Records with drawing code
---*---

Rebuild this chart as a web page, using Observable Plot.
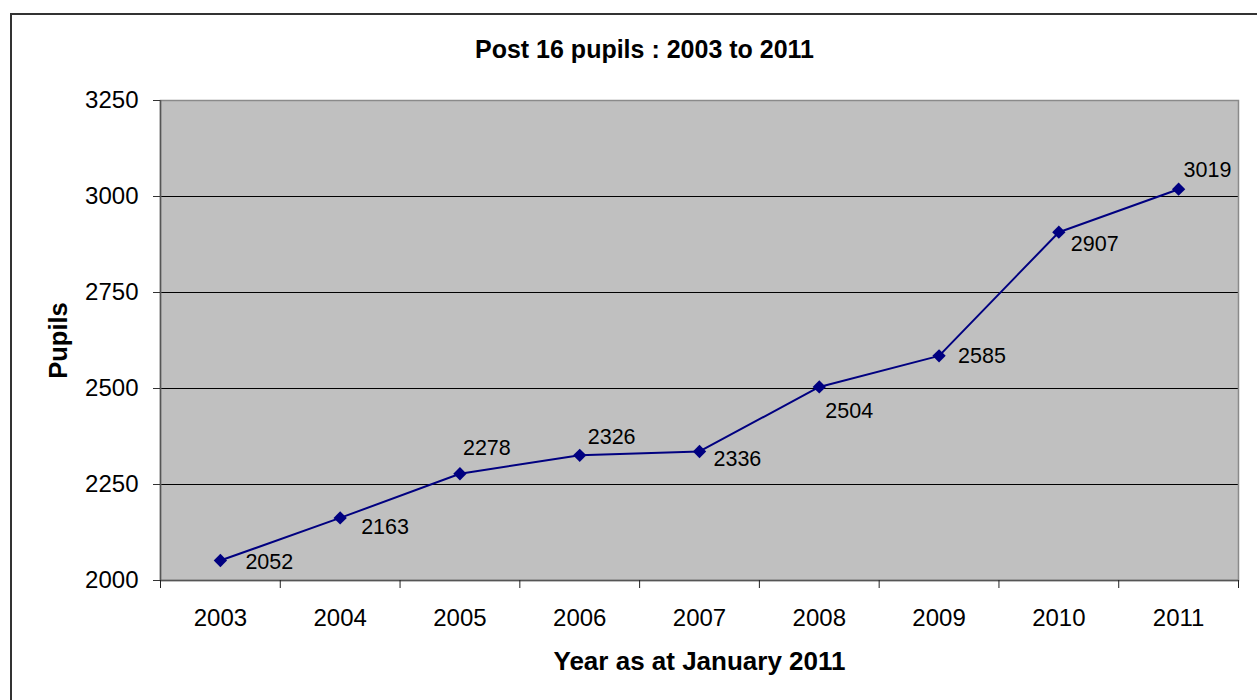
<!DOCTYPE html>
<html>
<head>
<meta charset="utf-8">
<script src="https://cdn.jsdelivr.net/npm/d3@7"></script>
<script src="https://cdn.jsdelivr.net/npm/@observablehq/plot@0.6"></script>
<style>
  html, body { margin: 0; padding: 0; background: #fff; }
  #chart svg { display: block; }
</style>
</head>
<body>
<div id="chart"></div>
<script>
// Post 16 pupils by year (January census)
const years = [2003, 2004, 2005, 2006, 2007, 2008, 2009, 2010, 2011];
const pupils = [2052, 2163, 2278, 2326, 2336, 2504, 2585, 2907, 3019];
const yTicks = [2000, 2250, 2500, 2750, 3000, 3250];
const gridValues = [2250, 2500, 2750, 3000];

// Nudges (px) for each value label so it sits clear of the line
const labelDx = [25, 21, 3, 8, 14, 6, 19, 12, 5];
const labelDy = [2, 9, -26, -18, 8, 24, 0, 12, -19];

const titleText = "Post 16 pupils : 2003 to 2011";
const yTitle = "Pupils";
const xTitle = "Year as at January 2011";

const rows = years.map((year, i) => ({ year, pupils: pupils[i] }));
// category boundaries, where the x-axis tick marks sit
const boundaries = d3.range(years.length + 1).map(i => years[0] - 0.5 + i);

const font = "'Liberation Sans', Arial, Helvetica, sans-serif";

const valueLabels = rows.map((d, i) =>
  Plot.text([d], {
    x: "year", y: "pupils", text: r => String(r.pupils),
    textAnchor: "start", dx: labelDx[i], dy: labelDy[i],
    fontSize: 21.5, fill: "#000"
  })
);

const chart = Plot.plot({
  width: 1257,
  height: 700,
  marginLeft: 160,
  marginRight: 19,
  marginTop: 100,
  marginBottom: 120,
  style: { fontFamily: font, fontSize: "24px", color: "#000", background: "#fff" },
  x: { domain: [boundaries[0], boundaries[boundaries.length - 1]], label: null },
  y: { domain: [yTicks[0], yTicks[yTicks.length - 1]], label: null },
  marks: [
    Plot.frame({ fill: "#c0c0c0", stroke: null }),
    Plot.gridY(gridValues, { stroke: "#000", strokeOpacity: 1, strokeWidth: 1 }),
    Plot.frame({ stroke: "#8a8a8a", strokeWidth: 1.5, fill: null }),
    Plot.ruleY([yTicks[0]], { stroke: "#555", strokeWidth: 1.5 }),
    Plot.ruleX([boundaries[0]], { stroke: "#555", strokeWidth: 1.5 }),
    Plot.axisY(yTicks, {
      tickSize: 7, tickPadding: 15, fontSize: 24, stroke: "#333", fill: "#000",
      tickFormat: d => String(d), label: null
    }),
    Plot.axisX(boundaries, {
      tickSize: 8, tickFormat: () => "", stroke: "#222", label: null
    }),
    Plot.axisX(years, {
      tickSize: 0, tickPadding: 28, fontSize: 24, fill: "#000",
      tickFormat: d => String(d), label: null
    }),
    Plot.line(rows, { x: "year", y: "pupils", stroke: "#000080", strokeWidth: 2 }),
    Plot.dot(rows, { x: "year", y: "pupils", symbol: "diamond2", r: 6, fill: "#000080", stroke: "none" }),
    ...valueLabels,
    Plot.text([titleText], {
      text: d => d, frameAnchor: "top", dx: -55, dy: -60,
      fontWeight: "bold", fontSize: 25, fill: "#000"
    }),
    Plot.text([yTitle], {
      text: d => d, frameAnchor: "left", textAnchor: "middle", lineAnchor: "middle",
      rotate: -90, dx: -102,
      fontWeight: "bold", fontSize: 25.5, fill: "#000"
    }),
    Plot.text([xTitle], {
      text: d => d, frameAnchor: "bottom", dy: 89,
      fontWeight: "bold", fontSize: 26, fill: "#000"
    })
  ]
});

// outer chart-area border, running off the right and bottom edges
d3.select(chart).insert("rect", ":first-child")
  .attr("x", 11).attr("y", 14)
  .attr("width", 1300).attr("height", 750)
  .attr("fill", "none").attr("stroke", "#333").attr("stroke-width", 2);

document.getElementById("chart").appendChild(chart);
</script>
</body>
</html>
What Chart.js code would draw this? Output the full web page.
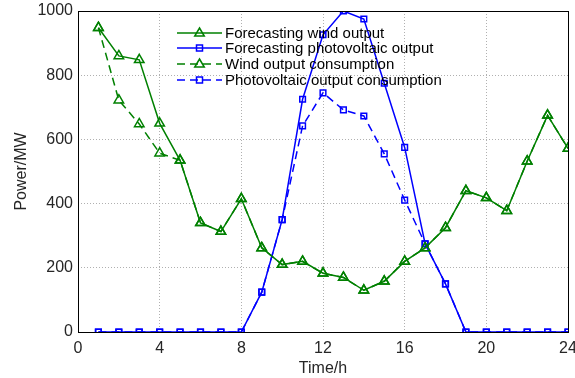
<!DOCTYPE html>
<html>
<head>
<meta charset="utf-8">
<script src="https://cdn.jsdelivr.net/npm/chart.js@4"></script>
<style>
  html, body { margin: 0; padding: 0; background: #fff; }
  #wrap { width: 575px; height: 378px; }
</style>
</head>
<body>
<div id="wrap"><canvas id="chart" width="575" height="378"></canvas></div>
<script>
const hours = [1, 2, 3, 4, 5, 6, 7, 8, 9, 10, 11, 12, 13, 14, 15, 16, 17, 18, 19, 20, 21, 22, 23, 24];
const windForecast = [948, 860, 848, 650, 535, 340, 313, 415, 262, 210, 220, 183, 170, 130, 158, 220, 262, 325, 440, 418, 378, 532, 675, 572];
const pvForecast = [0, 0, 0, 0, 0, 0, 0, 0, 124, 350, 725, 926, 1000, 975, 775, 575, 275, 150, 0, 0, 0, 0, 0, 0];
const windUsed = [948, 722, 648, 557, 535, 340, 313, 415, 262, 210, 220, 183, 170, 130, 158, 220, 262, 325, 440, 418, 378, 532, 675, 572];
const pvUsed = [0, 0, 0, 0, 0, 0, 0, 0, 124, 350, 642, 745, 692, 673, 555, 411, 275, 150, 0, 0, 0, 0, 0, 0];
const xTicks = [0, 4, 8, 12, 16, 20, 24];
const yTicks = [0, 200, 400, 600, 800, 1000];

const green = '#008000';
const blue = '#0000ff';
const FONT = 'Liberation Sans, Arial, sans-serif';

function pts(vals) {
    return hours.map((h, i) => ({ x: h, y: vals[i] }));
}

// draws the legend inside the plot, line + marker like matlab
const boxLegend = {
    id: 'boxLegend',
    afterDatasetsDraw(chart) {
        const ctx = chart.ctx;
        const rows = [33, 48, 64, 80];
        const x1 = 177, x2 = 222;
        ctx.save();
        chart.data.datasets.forEach((ds, i) => {
            const y = rows[i];
            ctx.strokeStyle = ds.borderColor;
            ctx.lineWidth = 1.5;
            ctx.setLineDash(ds.borderDash || []);
            ctx.beginPath();
            ctx.moveTo(x1, y);
            ctx.lineTo(x2, y);
            ctx.stroke();
            ctx.setLineDash([]);
            const cx = (x1 + x2) / 2;
            if (ds.pointStyle === 'triangle') {
                const r = 5;
                ctx.beginPath();
                ctx.moveTo(cx, y - r);
                ctx.lineTo(cx + r * 0.95, y + r * 0.6);
                ctx.lineTo(cx - r * 0.95, y + r * 0.6);
                ctx.closePath();
                ctx.stroke();
            } else {
                ctx.strokeRect(cx - 3, y - 3, 6, 6);
            }
            ctx.fillStyle = '#000';
            ctx.font = '15px ' + FONT;
            ctx.textBaseline = 'middle';
            ctx.fillText(ds.label, 225, y + 1);
        });
        ctx.restore();
    },
    afterDraw(chart) {
        const a = chart.chartArea;
        const ctx = chart.ctx;
        ctx.save();
        ctx.strokeStyle = '#000';
        ctx.lineWidth = 1;
        ctx.strokeRect(Math.round(a.left) + 0.5, Math.round(a.top) + 0.5, Math.round(a.right - a.left), Math.round(a.bottom - a.top));
        ctx.restore();
    }
};

new Chart(document.getElementById('chart'), {
    type: 'line',
    data: {
        datasets: [
            {
                label: 'Forecasting wind output',
                data: pts(windForecast),
                borderColor: green,
                backgroundColor: 'transparent',
                borderWidth: 1.5,
                pointStyle: 'triangle',
                pointRadius: 5.5,
                pointBorderWidth: 1.5,
                pointBackgroundColor: 'transparent',
                pointBorderColor: green
            },
            {
                label: 'Forecasting photovoltaic output',
                data: pts(pvForecast),
                borderColor: blue,
                backgroundColor: 'transparent',
                borderWidth: 1.5,
                pointStyle: 'rect',
                pointRadius: 4,
                pointBorderWidth: 1.5,
                pointBackgroundColor: 'transparent',
                pointBorderColor: blue
            },
            {
                label: 'Wind output consumption',
                data: pts(windUsed),
                borderColor: green,
                backgroundColor: 'transparent',
                borderWidth: 1.5,
                borderDash: [8, 5],
                pointStyle: 'triangle',
                pointRadius: 5.5,
                pointBorderWidth: 1.5,
                pointBackgroundColor: 'transparent',
                pointBorderColor: green
            },
            {
                label: 'Photovoltaic output consumption',
                data: pts(pvUsed),
                borderColor: blue,
                backgroundColor: 'transparent',
                borderWidth: 1.5,
                borderDash: [8, 5],
                pointStyle: 'rect',
                pointRadius: 4,
                pointBorderWidth: 1.5,
                pointBackgroundColor: 'transparent',
                pointBorderColor: blue
            }
        ]
    },
    options: {
        responsive: false,
        animation: false,
        layout: { padding: { left: 8, right: 7, top: 11, bottom: 0 } },
        plugins: {
            legend: { display: false },
            tooltip: { enabled: false }
        },
        scales: {
            x: {
                type: 'linear',
                min: 0,
                max: 24,
                afterBuildTicks(axis) { axis.ticks = xTicks.map(v => ({ value: v })); },
                afterFit(axis) { axis.height = 46; axis.paddingLeft = 0; axis.paddingRight = 0; },
                grid: { color: '#b0b0b0', tickLength: 0, drawTicks: false },
                border: { display: false, dash: [1, 2] },
                ticks: { color: '#262626', font: { family: FONT, size: 16 }, padding: 7, maxRotation: 0,
                    callback: v => String(v) },
                title: { display: true, text: 'Time/h', color: '#262626', font: { family: FONT, size: 16 }, padding: { top: 2, bottom: 0 } }
            },
            y: {
                min: 0,
                max: 1000,
                afterBuildTicks(axis) { axis.ticks = yTicks.map(v => ({ value: v })); },
                afterFit(axis) { axis.width = 70; axis.paddingTop = 0; axis.paddingBottom = 0; },
                grid: { color: '#b0b0b0', drawTicks: false },
                border: { display: false, dash: [1, 2] },
                ticks: { color: '#262626', font: { family: FONT, size: 16 }, padding: 5,
                    callback: v => String(v) },
                title: { display: true, text: 'Power/MW', color: '#262626', font: { family: FONT, size: 16 }, padding: { bottom: 6 } }
            }
        }
    },
    plugins: [boxLegend]
});
</script>
</body>
</html>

---*---

** Required work **
Quote, exactly and only, the lines from the first line of the data above through the line containing "const gridValues = [2250, 2500, 2750, 3000];". The pictures do not belong in it.

** Output below **
Rebuild this chart as a web page, using Observable Plot.
<!DOCTYPE html>
<html>
<head>
<meta charset="utf-8">
<script src="https://cdn.jsdelivr.net/npm/d3@7"></script>
<script src="https://cdn.jsdelivr.net/npm/@observablehq/plot@0.6"></script>
<style>
  html, body { margin: 0; padding: 0; background: #fff; }
  #chart svg { display: block; }
</style>
</head>
<body>
<div id="chart"></div>
<script>
// Post 16 pupils by year (January census)
const years = [2003, 2004, 2005, 2006, 2007, 2008, 2009, 2010, 2011];
const pupils = [2052, 2163, 2278, 2326, 2336, 2504, 2585, 2907, 3019];
const yTicks = [2000, 2250, 2500, 2750, 3000, 3250];
const gridValues = [2250, 2500, 2750, 3000];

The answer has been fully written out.